Write the lines out exactly as they stand, from the one containing "What React, TypeScript" through the one containing "import * as", and only those. Omit pictures.

## Dataset records
---------------
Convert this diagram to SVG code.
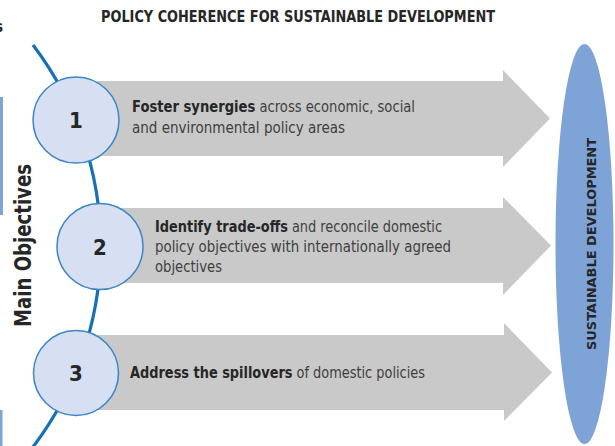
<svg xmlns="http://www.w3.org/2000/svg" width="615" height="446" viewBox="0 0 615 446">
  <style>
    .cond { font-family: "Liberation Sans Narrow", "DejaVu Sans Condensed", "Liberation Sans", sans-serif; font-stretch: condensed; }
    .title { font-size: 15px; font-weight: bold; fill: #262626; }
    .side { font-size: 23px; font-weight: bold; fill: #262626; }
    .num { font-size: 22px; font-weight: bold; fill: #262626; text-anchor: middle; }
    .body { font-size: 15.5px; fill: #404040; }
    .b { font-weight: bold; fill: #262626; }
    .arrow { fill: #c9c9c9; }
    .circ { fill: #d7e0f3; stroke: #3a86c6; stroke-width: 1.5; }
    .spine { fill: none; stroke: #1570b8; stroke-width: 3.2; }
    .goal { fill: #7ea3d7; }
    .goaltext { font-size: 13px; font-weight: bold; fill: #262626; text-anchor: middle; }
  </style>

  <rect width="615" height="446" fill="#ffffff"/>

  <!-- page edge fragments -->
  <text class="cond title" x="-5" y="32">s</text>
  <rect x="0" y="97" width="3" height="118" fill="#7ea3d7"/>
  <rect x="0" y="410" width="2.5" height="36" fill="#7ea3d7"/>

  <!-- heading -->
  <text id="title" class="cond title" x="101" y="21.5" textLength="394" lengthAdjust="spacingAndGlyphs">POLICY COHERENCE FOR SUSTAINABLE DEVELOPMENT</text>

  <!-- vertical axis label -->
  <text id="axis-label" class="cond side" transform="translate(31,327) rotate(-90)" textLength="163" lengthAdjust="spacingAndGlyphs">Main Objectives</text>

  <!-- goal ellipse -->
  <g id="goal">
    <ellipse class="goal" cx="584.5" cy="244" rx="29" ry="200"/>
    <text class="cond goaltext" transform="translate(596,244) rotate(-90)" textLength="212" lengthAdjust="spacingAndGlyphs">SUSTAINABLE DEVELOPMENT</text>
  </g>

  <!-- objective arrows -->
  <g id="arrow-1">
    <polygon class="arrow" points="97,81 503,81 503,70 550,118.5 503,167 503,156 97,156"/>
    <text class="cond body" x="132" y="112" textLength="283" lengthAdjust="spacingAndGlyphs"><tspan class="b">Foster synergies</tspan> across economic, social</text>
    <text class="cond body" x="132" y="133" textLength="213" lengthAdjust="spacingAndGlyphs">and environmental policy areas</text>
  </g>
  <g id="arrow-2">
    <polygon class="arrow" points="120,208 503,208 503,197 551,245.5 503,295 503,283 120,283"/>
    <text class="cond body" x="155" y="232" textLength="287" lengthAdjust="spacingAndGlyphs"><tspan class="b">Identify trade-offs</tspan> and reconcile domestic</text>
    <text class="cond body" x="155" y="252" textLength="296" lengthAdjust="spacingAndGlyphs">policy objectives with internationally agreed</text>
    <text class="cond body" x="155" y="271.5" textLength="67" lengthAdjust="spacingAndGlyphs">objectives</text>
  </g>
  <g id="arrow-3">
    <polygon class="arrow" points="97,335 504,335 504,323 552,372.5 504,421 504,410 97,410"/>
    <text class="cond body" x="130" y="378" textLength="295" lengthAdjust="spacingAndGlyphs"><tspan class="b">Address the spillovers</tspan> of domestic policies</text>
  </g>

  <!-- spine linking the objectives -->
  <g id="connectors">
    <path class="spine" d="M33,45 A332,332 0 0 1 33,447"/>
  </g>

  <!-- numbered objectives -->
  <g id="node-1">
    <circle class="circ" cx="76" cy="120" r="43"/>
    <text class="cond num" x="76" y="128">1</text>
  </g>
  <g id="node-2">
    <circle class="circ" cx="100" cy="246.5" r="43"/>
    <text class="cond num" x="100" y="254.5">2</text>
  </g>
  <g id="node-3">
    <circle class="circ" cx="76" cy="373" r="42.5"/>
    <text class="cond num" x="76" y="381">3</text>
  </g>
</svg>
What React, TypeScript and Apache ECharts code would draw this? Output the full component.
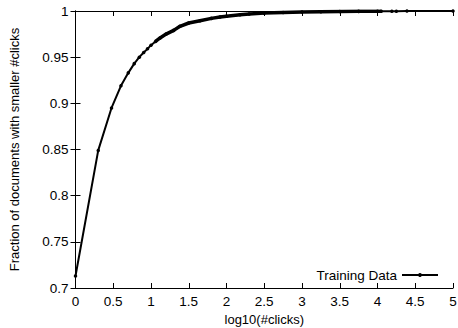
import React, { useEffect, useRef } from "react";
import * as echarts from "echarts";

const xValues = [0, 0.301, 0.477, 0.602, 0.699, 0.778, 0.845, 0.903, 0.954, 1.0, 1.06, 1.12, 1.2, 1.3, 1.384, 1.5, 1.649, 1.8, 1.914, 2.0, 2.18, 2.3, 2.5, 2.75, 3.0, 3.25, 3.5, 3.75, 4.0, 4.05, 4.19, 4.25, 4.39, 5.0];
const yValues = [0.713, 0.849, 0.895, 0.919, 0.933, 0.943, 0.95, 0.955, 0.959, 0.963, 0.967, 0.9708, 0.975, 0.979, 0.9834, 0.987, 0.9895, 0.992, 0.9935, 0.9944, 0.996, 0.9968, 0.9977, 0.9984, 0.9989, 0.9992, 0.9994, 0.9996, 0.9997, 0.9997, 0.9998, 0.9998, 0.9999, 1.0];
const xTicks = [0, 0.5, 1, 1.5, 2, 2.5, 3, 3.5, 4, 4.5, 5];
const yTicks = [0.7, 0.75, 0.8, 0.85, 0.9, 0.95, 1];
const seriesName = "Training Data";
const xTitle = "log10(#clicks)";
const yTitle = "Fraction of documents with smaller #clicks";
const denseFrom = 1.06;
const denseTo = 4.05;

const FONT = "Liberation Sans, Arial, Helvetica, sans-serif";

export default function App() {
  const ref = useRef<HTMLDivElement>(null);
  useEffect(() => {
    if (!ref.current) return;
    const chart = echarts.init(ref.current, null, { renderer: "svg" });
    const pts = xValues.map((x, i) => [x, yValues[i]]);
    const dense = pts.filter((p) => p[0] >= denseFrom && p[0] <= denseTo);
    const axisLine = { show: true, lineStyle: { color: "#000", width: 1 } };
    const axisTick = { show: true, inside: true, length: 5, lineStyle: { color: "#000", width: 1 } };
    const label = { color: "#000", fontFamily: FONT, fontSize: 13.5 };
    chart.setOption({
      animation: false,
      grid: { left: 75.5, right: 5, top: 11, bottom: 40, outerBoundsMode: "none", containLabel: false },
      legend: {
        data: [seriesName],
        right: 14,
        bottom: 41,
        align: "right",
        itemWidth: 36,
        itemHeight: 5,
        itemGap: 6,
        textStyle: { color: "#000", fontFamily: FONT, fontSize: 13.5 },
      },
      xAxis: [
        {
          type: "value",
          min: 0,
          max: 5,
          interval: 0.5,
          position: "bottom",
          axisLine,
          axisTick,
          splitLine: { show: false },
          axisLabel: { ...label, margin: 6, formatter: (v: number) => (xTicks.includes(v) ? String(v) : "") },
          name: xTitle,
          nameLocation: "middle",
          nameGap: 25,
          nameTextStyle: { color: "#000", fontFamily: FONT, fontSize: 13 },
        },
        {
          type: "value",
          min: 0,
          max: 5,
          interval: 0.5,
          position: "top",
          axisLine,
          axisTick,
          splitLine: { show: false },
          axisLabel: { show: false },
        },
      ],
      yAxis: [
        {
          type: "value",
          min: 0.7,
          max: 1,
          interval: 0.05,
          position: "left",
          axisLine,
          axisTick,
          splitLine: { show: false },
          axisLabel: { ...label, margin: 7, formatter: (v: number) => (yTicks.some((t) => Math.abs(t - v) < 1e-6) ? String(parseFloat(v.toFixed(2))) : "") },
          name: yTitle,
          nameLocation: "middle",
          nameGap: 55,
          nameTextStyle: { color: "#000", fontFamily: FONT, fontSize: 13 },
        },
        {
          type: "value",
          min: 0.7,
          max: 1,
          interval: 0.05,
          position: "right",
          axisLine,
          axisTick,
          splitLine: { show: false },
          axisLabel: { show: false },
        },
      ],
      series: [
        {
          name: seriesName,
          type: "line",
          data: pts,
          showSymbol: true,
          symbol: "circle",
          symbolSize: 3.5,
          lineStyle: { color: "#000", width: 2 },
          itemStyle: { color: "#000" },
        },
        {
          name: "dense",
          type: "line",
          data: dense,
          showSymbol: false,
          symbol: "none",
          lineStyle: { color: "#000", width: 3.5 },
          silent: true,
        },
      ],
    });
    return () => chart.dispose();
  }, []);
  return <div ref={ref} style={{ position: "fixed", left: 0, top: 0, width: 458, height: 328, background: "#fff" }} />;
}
---------------
## COMPLETED EXERCISE
What React, TypeScript and Apache ECharts code would draw this? Output the full component.
import React, { useEffect, useRef } from "react";
import * as echarts from "echarts";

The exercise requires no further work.